Inspired by his mother and a parish priest at Our Lady of the Gardens Church on Chicago’s far south side, his interest in a life of service began early. “Father Chester often spoke of the encouragement he received from Father [Edward] Delaney to become a priest ‘because your people need you,’” said his identical twin brother Father Charles Smith SVD. “Father Delaney’s comments were the foundation of his ministry, encouraging Black men and women to be leaders in their communities, parishes, and churches.”

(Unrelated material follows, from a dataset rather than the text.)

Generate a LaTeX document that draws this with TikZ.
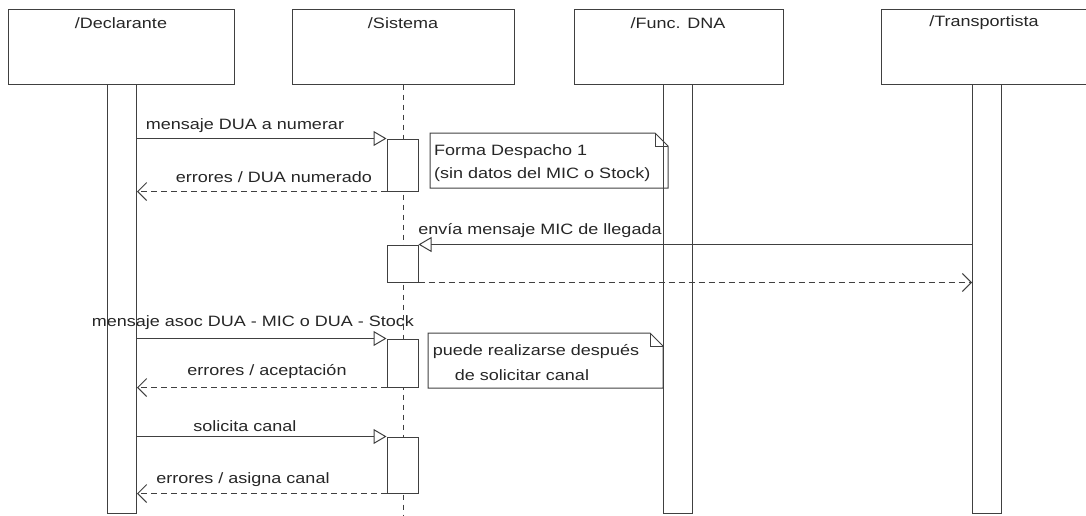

Born five minutes after his brother in 1959, Chester was the second of Charles A. and Mae Ruth (nee Forte) Smith’s four children. As teenagers, the brothers attended Divine Word Seminary High School in East Troy, Wis., and then Divine Word College in Epworth, Iowa, where Chester earned a bachelor’s degree in sociology.

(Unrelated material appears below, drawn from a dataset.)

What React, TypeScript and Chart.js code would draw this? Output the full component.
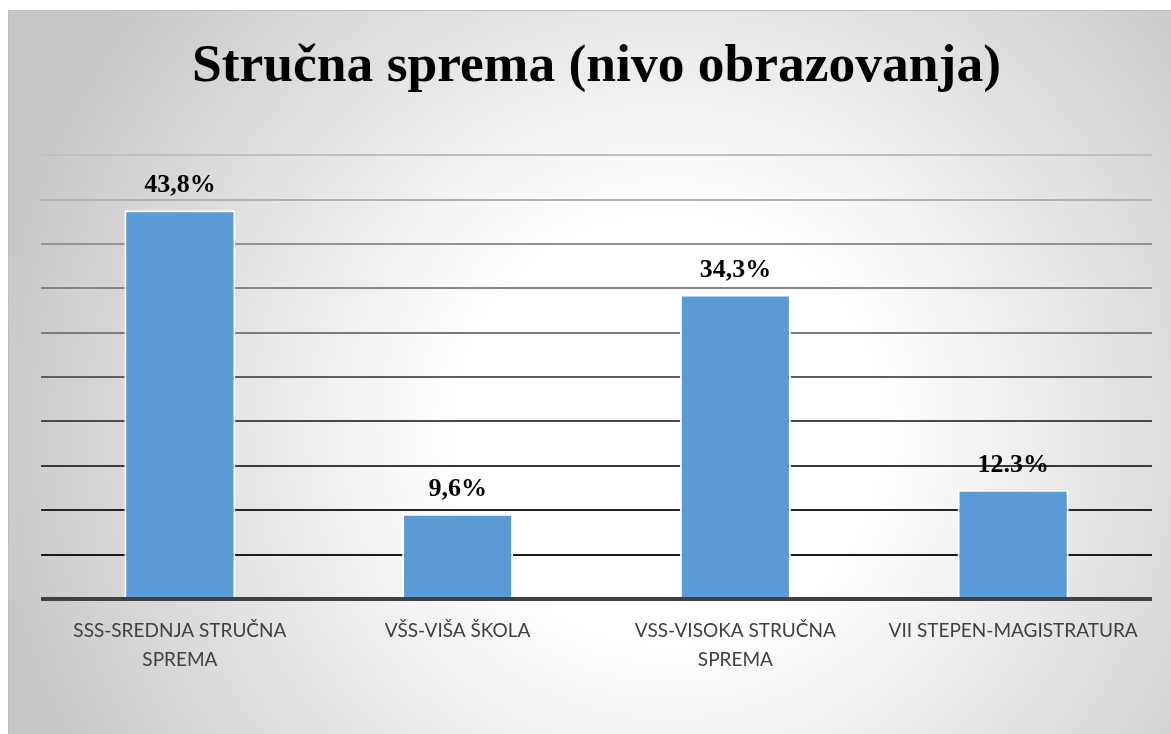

In 1982, the Smith twins professed religious vows in the Society of the Divine Word at Bay St. Louis, Miss., site of the first Catholic seminary for African-American students. And in 1988, they made history when they were ordained by Most Rev. J. Terry Steib SVD and became the first pair of African-American twins to become priests in the United States.
Father Chester Smith once said that he finally and fully committed to the idea of becoming a priest when he was a seminarian, working in the Watts section of Los Angeles.